= Marcin Maranda =

Polish politician

Marcin Maranda (born August 21, 1977 in Częstochowa) is a Polish politician, local official, social activist.

== Biography ==
He graduated from the Faculty of History at the Jan Długosz University.

In 2006, he joined the local center-right social initiative The Local Government Community of Tadeusz Wrona. In the local elections in 2006 and 2010 he was elected a councilor of Częstochowa City Council from the list of this association. Then he left it and created in 2014 his own association Residents of Częstochowa. His association won 13.69% and 4 seats in the local government elections in 2014 to the Częstochowa City Council.
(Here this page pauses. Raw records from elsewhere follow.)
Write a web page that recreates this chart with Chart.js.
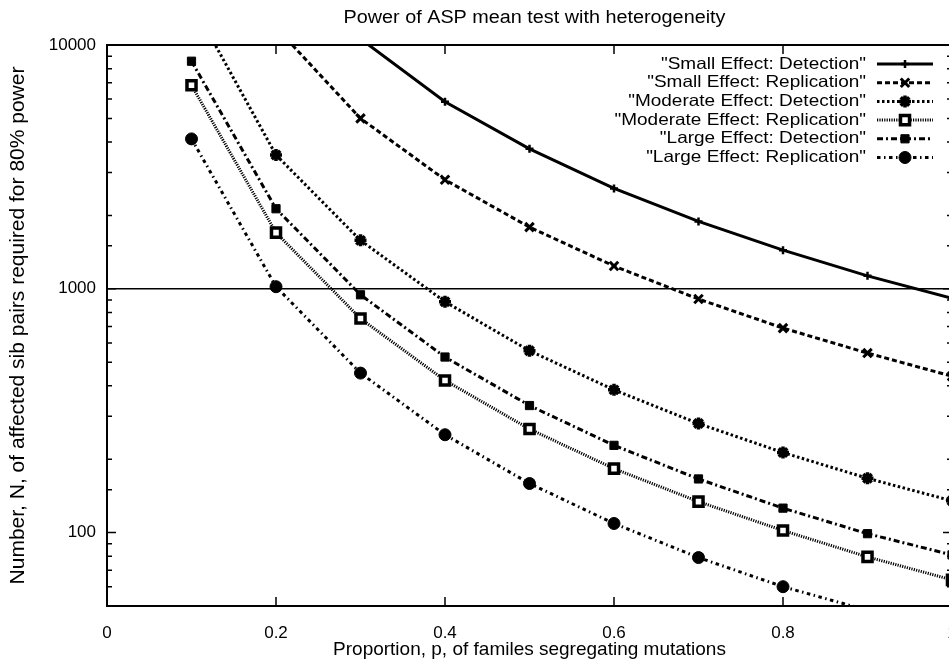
<!DOCTYPE html>
<html>
<head>
<meta charset="utf-8">
<title>Power of ASP mean test with heterogeneity</title>
<script src="https://cdn.jsdelivr.net/npm/chart.js@4.4.0/dist/chart.umd.min.js"></script>
<style>
  html, body { margin: 0; padding: 0; background: #fff; overflow: hidden; width: 949px; height: 668px; }
  #wrap { width: 980px; height: 668px; }
  canvas { display: block; }
</style>
</head>
<body>
<div id="wrap"><canvas id="powerChart" width="980" height="668" style="width:980px;height:668px"></canvas></div>
<script>
// ---------- data ----------
const proportions = [0.1, 0.2, 0.3, 0.4, 0.5, 0.6, 0.7, 0.8, 0.9, 1.0];

const smallDetection    = [null, null, 10600, 5850, 3750, 2580, 1890, 1440, 1130, 915];
const smallReplication  = [null, 11800, 5000, 2800, 1790, 1240, 908, 690, 545, 438];
const moderateDetection = [15000, 3540, 1580, 885, 557, 385, 280, 213, 167, 135];
const moderateReplication = [6840, 1700, 755, 421, 266, 183, 134, 102, 79.5, 64];
const largeDetection    = [8580, 2130, 945, 525, 332, 228, 166, 126, 99, 81];
const largeReplication  = [4120, 1020, 451, 252, 159, 109, 79, 60, 48, null];

const seriesLabels = [
  '"Small Effect: Detection"',
  '"Small Effect: Replication"',
  '"Moderate Effect: Detection"',
  '"Moderate Effect: Replication"',
  '"Large Effect: Detection"',
  '"Large Effect: Replication"'
];

const yTickLabels = [100, 1000, 10000];
const xTickLabels = [0, 0.2, 0.4, 0.6, 0.8, 1];
const Y_MIN = 50, Y_MAX = 10000;

const FONT = '"Liberation Sans", Arial, Helvetica, sans-serif';

// line + marker style per curve
const looks = [
  { dash: [],            style: 'cross',    r: 4,   bw: 2.5, fill: '#000' },
  { dash: [5, 3],        style: 'crossRot', r: 6,   bw: 3,   fill: '#000' },
  { dash: [2.5, 2.5],    style: 'star',     r: 6,   bw: 3.5, fill: '#000' },
  { dash: [1.2, 1.2],    style: 'rect',     r: 6.4, bw: 3.5, fill: '#fff' },
  { dash: [6, 3, 2, 3],  style: 'rect',     r: 5.8, bw: 1,   fill: '#000' },
  { dash: [3.5, 3.5, 1.5, 3.5], style: 'circle', r: 6, bw: 1, fill: '#000' }
];

const seriesValues = [smallDetection, smallReplication, moderateDetection,
  moderateReplication, largeDetection, largeReplication];

const inRange = v => v != null && v >= Y_MIN && v <= Y_MAX;

const datasets = seriesValues.map((vals, i) => ({
  label: seriesLabels[i],
  data: proportions.map((p, k) => ({ x: p, y: vals[k] })),
  borderColor: '#000',
  borderWidth: 3,
  borderDash: looks[i].dash,
  borderCapStyle: 'butt',
  tension: 0,
  spanGaps: false,
  clip: 0,
  pointStyle: looks[i].style,
  pointRadius: ctx => inRange(ctx.raw && ctx.raw.y) ? looks[i].r : 0,
  pointBorderWidth: looks[i].bw,
  pointBorderColor: '#000',
  pointBackgroundColor: looks[i].fill
}));

const isDecade = v => yTickLabels.some(t => Math.abs(t - v) < 1e-6);

// frame, inward ticks on all four sides (gnuplot style)
const frameTicks = {
  id: 'frameTicks',
  afterDraw(chart) {
    const { ctx, chartArea: a, scales: { x, y } } = chart;
    ctx.save();
    ctx.strokeStyle = '#000';
    ctx.lineWidth = 1.5;
    ctx.beginPath();
    y.ticks.forEach(t => {
      const py = y.getPixelForValue(t.value);
      const len = isDecade(t.value) ? 9 : 5;
      ctx.moveTo(a.left, py); ctx.lineTo(a.left + len, py);
      ctx.moveTo(a.right, py); ctx.lineTo(a.right - len, py);
    });
    x.ticks.forEach(t => {
      const px = x.getPixelForValue(t.value);
      ctx.moveTo(px, a.bottom); ctx.lineTo(px, a.bottom - 9);
      ctx.moveTo(px, a.top); ctx.lineTo(px, a.top + 9);
    });
    ctx.stroke();
    ctx.lineWidth = 2;
    ctx.strokeRect(a.left, a.top, a.right - a.left, a.bottom - a.top);
    ctx.restore();
  }
};

// title above the plot and the key in the upper right corner
const keyAndTitle = {
  id: 'keyAndTitle',
  afterDraw(chart) {
    const { ctx, chartArea: a } = chart;

    ctx.save();
    ctx.fillStyle = '#000';
    ctx.font = '18px ' + FONT;
    ctx.textAlign = 'center';
    ctx.textBaseline = 'middle';
    ctx.translate((a.left + a.right) / 2 + 5, 18);
    ctx.scale(1.1, 1);
    ctx.fillText('Power of ASP mean test with heterogeneity', 0, 0);
    ctx.restore();

    const textRight = a.right - 86;
    const lineL = a.right - 75, lineR = a.right - 19;
    chart.data.datasets.forEach((ds, i) => {
      const yy = a.top + 19 + i * 18.7;
      ctx.save();
      ctx.fillStyle = '#000';
      ctx.font = '16.5px ' + FONT;
      ctx.textAlign = 'right';
      ctx.textBaseline = 'middle';
      ctx.translate(textRight, yy);
      ctx.scale(1.15, 1);
      ctx.fillText(ds.label, 0, 0);
      ctx.restore();

      ctx.save();
      ctx.strokeStyle = '#000';
      ctx.lineWidth = 3;
      ctx.setLineDash(looks[i].dash);
      ctx.beginPath();
      ctx.moveTo(lineL, yy);
      ctx.lineTo(lineR, yy);
      ctx.stroke();
      ctx.setLineDash([]);
      ctx.fillStyle = looks[i].fill;
      ctx.lineWidth = looks[i].bw;
      if (Chart.helpers && Chart.helpers.drawPoint) {
        Chart.helpers.drawPoint(ctx, {
          pointStyle: looks[i].style, rotation: 0,
          radius: looks[i].r, borderWidth: looks[i].bw
        }, (lineL + lineR) / 2, yy);
      }
      ctx.restore();
    });
  }
};

new Chart(document.getElementById('powerChart'), {
  type: 'line',
  data: { datasets },
  options: {
    responsive: false,
    maintainAspectRatio: false,
    animation: false,
    events: [],
    // right padding also has to cover the x scale's own label padding
    layout: { padding: { top: 45, right: 28, left: 0, bottom: 0 } },
    plugins: {
      legend: { display: false },
      tooltip: { enabled: false },
      title: { display: false }
    },
    scales: {
      x: {
        type: 'linear',
        min: 0, max: 1,
        afterFit: s => { s.height = 62; },
        afterBuildTicks: s => { s.ticks = xTickLabels.map(v => ({ value: v })); },
        ticks: {
          color: '#000',
          padding: 17,
          maxRotation: 0,
          autoSkip: false,
          font: { family: FONT, size: 17 },
          callback: v => String(Math.round(v * 10) / 10)
        },
        grid: { display: true, drawOnChartArea: false, drawTicks: false },
        border: { color: '#000', width: 2 },
        title: {
          display: true,
          text: 'Proportion, p, of familes segregating mutations',
          color: '#000',
          font: { family: FONT, size: 19 },
          padding: { top: 0, bottom: 7 }
        }
      },
      y: {
        type: 'logarithmic',
        min: Y_MIN, max: Y_MAX,
        afterFit: s => { s.width = 107; },
        ticks: {
          color: '#000',
          padding: 11,
          autoSkip: false,
          font: { family: FONT, size: 17 },
          callback: v => isDecade(v) ? String(v) : ''
        },
        grid: {
          drawTicks: false,
          lineWidth: 1.5,
          color: c => (c.tick && Math.abs(c.tick.value - 1000) < 1e-6) ? '#000' : 'rgba(0,0,0,0)'
        },
        border: { color: '#000', width: 2 },
        title: {
          display: true,
          text: 'Number, N, of affected sib pairs required for 80% power',
          color: '#000',
          font: { family: FONT, size: 21 },
          padding: { top: 6, bottom: 0 }
        }
      }
    }
  },
  plugins: [frameTicks, keyAndTitle]
});
</script>
</body>
</html>
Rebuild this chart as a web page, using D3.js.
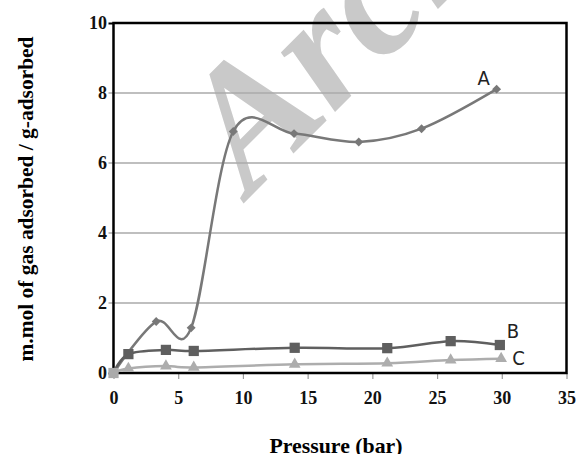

Maranda won the councilor's mandate and in the elections for the President of Częstochowa he reached the result of 15.62% of the votes, taking third place after Krzysztof Matyjaszczyk and Artur Warzocha. He became the vice-chairman of Częstochowa City Council, entering into a coalition with PO and SLD. In 2015, he started to the Senate from the Częstochowa district, winning 15.18% of the vote and taking third place after Arthur Warzocha and Andrzej Szewiński. In the local elections in 2018, his association suffered defeat in the elections to the Częstochowa City Council, gaining 7.67% and no mandate. Maranda again took third place in the elections for the President of Czestochowa, but with a worse result - 6.17% of votes.

He is the leader of the Local Association.